Shell wyjaśnił jednocześnie, że zgłoszenie zwolnień grupowych jest wymogiem prawnym, ale rzeczywista liczba osób tracących pracę jest mniejsza. "Jeśli przykładowo likwidujemy 100 stanowisk, a tworzymy 80 nowych, formalnie zgłaszamy do urzędu 100 zwolnień, mimo że realnie pracę traci 20 osób" - napisał koncern.
"Odprawy oraz wsparcie w znalezieniu nowego zatrudnienia"
Z kolei sieć handlowa Aldi potwierdziła zamknięcie Aldi Finance Hub w Krakowie. "Priorytetem w tym procesie jest zapewnienie możliwie najlepszego wsparcia dla 96 pracowników objętych tą decyzją" - napisano w odpowiedzi na pytania redakcji biznesowej tvn24.pl.
"Większość z nich będzie kontynuować pracę do końca 2025 roku. Oferujemy im odprawy oraz wsparcie w znalezieniu nowego zatrudnienia. Ponad jedna trzecia z nich od 2026 roku będzie kontynuować pracę w Aldi Technology Support Sp. z o.o. oraz Aldi Sp. z o.o." - poinformowało biuro prasowe firmy.

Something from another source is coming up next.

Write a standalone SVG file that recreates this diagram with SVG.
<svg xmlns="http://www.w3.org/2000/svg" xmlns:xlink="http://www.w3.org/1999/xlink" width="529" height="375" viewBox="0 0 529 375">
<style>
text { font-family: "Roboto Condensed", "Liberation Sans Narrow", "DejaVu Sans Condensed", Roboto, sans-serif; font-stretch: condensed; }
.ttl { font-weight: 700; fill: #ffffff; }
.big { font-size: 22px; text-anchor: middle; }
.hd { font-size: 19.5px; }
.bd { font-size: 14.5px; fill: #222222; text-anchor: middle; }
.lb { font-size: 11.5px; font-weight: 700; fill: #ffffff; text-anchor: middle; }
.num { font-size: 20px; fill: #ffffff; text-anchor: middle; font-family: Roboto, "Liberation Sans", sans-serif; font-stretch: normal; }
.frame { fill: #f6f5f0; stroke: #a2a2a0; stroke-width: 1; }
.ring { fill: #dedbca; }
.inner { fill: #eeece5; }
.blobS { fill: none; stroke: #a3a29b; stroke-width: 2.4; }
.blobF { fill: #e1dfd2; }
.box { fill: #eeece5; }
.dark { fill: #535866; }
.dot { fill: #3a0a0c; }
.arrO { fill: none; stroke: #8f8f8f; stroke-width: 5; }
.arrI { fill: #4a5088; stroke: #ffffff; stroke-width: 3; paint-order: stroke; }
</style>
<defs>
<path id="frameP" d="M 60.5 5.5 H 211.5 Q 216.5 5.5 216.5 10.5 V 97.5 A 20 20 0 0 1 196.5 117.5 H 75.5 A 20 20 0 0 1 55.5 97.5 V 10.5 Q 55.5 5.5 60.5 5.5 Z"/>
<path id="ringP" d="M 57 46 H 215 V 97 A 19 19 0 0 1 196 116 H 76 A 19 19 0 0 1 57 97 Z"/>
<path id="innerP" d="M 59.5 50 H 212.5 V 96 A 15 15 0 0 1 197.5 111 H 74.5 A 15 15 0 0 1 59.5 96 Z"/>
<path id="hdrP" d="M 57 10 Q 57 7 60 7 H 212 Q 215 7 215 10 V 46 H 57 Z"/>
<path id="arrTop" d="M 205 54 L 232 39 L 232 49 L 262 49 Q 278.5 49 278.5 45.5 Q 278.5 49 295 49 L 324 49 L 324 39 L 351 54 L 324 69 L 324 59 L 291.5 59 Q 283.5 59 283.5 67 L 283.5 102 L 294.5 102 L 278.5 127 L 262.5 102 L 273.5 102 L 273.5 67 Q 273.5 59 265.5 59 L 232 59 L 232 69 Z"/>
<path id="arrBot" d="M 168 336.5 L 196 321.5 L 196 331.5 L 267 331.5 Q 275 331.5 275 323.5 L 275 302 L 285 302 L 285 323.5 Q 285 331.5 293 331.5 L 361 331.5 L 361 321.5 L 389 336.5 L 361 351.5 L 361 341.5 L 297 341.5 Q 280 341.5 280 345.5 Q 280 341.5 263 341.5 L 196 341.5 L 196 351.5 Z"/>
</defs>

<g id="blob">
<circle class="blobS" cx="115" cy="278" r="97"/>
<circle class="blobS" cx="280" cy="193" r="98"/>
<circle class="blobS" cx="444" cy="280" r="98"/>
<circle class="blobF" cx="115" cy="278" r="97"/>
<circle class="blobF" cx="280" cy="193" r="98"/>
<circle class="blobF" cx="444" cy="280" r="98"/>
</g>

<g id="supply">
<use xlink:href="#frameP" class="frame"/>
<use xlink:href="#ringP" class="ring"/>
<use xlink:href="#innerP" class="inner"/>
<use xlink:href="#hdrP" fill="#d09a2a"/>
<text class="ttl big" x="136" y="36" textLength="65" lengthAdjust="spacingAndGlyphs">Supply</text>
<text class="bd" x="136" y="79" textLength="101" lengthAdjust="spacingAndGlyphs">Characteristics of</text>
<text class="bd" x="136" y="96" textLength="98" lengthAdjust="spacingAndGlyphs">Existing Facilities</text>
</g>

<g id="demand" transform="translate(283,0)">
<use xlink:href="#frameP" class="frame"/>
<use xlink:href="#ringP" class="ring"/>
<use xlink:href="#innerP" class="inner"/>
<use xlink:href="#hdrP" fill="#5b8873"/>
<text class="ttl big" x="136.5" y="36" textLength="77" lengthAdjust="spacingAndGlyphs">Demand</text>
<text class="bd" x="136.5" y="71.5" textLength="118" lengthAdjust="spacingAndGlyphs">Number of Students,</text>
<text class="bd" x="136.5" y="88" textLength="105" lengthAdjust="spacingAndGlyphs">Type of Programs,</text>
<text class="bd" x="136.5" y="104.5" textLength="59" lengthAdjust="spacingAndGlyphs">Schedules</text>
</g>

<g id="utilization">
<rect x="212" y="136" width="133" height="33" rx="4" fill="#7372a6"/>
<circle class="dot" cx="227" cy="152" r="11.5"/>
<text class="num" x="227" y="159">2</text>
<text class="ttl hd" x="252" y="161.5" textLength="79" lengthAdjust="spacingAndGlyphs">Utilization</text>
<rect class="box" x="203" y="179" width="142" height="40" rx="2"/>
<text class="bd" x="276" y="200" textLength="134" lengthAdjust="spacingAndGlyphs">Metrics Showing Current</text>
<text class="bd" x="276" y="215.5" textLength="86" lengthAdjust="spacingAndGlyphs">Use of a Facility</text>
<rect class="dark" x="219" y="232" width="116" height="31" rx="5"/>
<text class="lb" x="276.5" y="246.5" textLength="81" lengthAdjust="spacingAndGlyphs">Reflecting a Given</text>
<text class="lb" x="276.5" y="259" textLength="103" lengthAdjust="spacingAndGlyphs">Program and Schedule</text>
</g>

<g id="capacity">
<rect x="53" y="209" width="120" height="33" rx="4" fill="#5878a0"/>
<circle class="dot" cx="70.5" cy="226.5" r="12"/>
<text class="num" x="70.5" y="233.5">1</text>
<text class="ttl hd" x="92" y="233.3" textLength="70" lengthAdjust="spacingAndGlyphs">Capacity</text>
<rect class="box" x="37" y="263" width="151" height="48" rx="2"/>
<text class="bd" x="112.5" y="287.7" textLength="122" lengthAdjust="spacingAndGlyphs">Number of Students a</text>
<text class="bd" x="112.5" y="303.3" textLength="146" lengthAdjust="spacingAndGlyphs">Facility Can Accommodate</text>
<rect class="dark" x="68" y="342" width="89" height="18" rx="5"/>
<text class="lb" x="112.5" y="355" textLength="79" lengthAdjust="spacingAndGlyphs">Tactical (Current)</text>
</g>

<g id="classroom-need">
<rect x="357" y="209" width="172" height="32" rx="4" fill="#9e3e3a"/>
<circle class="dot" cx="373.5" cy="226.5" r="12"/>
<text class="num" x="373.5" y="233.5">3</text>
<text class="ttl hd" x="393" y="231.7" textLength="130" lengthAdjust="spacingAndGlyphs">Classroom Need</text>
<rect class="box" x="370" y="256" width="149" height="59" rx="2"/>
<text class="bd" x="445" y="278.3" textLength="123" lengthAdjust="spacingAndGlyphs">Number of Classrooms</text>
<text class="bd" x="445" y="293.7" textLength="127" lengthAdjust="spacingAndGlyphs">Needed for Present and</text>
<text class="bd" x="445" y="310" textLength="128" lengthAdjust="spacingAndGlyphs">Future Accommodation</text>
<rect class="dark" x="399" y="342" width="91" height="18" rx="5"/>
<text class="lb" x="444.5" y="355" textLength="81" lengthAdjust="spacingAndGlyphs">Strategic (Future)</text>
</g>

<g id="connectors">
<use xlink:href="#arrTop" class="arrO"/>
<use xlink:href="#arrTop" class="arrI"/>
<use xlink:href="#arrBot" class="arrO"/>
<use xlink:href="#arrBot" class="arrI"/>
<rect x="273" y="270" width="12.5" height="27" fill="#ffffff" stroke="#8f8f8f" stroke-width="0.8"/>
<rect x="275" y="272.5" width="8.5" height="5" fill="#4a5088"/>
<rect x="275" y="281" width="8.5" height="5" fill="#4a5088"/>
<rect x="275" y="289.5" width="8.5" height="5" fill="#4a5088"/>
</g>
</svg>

Z wyjaśnień wynika, że "zadania i procesy księgowe, które obecnie są skupione w Aldi Finance Hub, będą stopniowo przekazywane krajowym zespołom księgowym w Polsce i Niemczech".
Kolejną firmą, która ma szykować zwolnienia w Krakowie, jest Heineken. W stolicy Małopolski piwny gigant ma Centrum Usług Wspólnych, wspierające funkcjonowanie spółki w całej Europie w zakresie finansów, cyfryzacji, technologii i logistyki. Według "Gazety Wyborczej" redukcja zatrudnienia może objąć kilkaset osób.
Heineken nie odpowiedział na naszą prośbę o komentarz do doniesień w tej sprawie.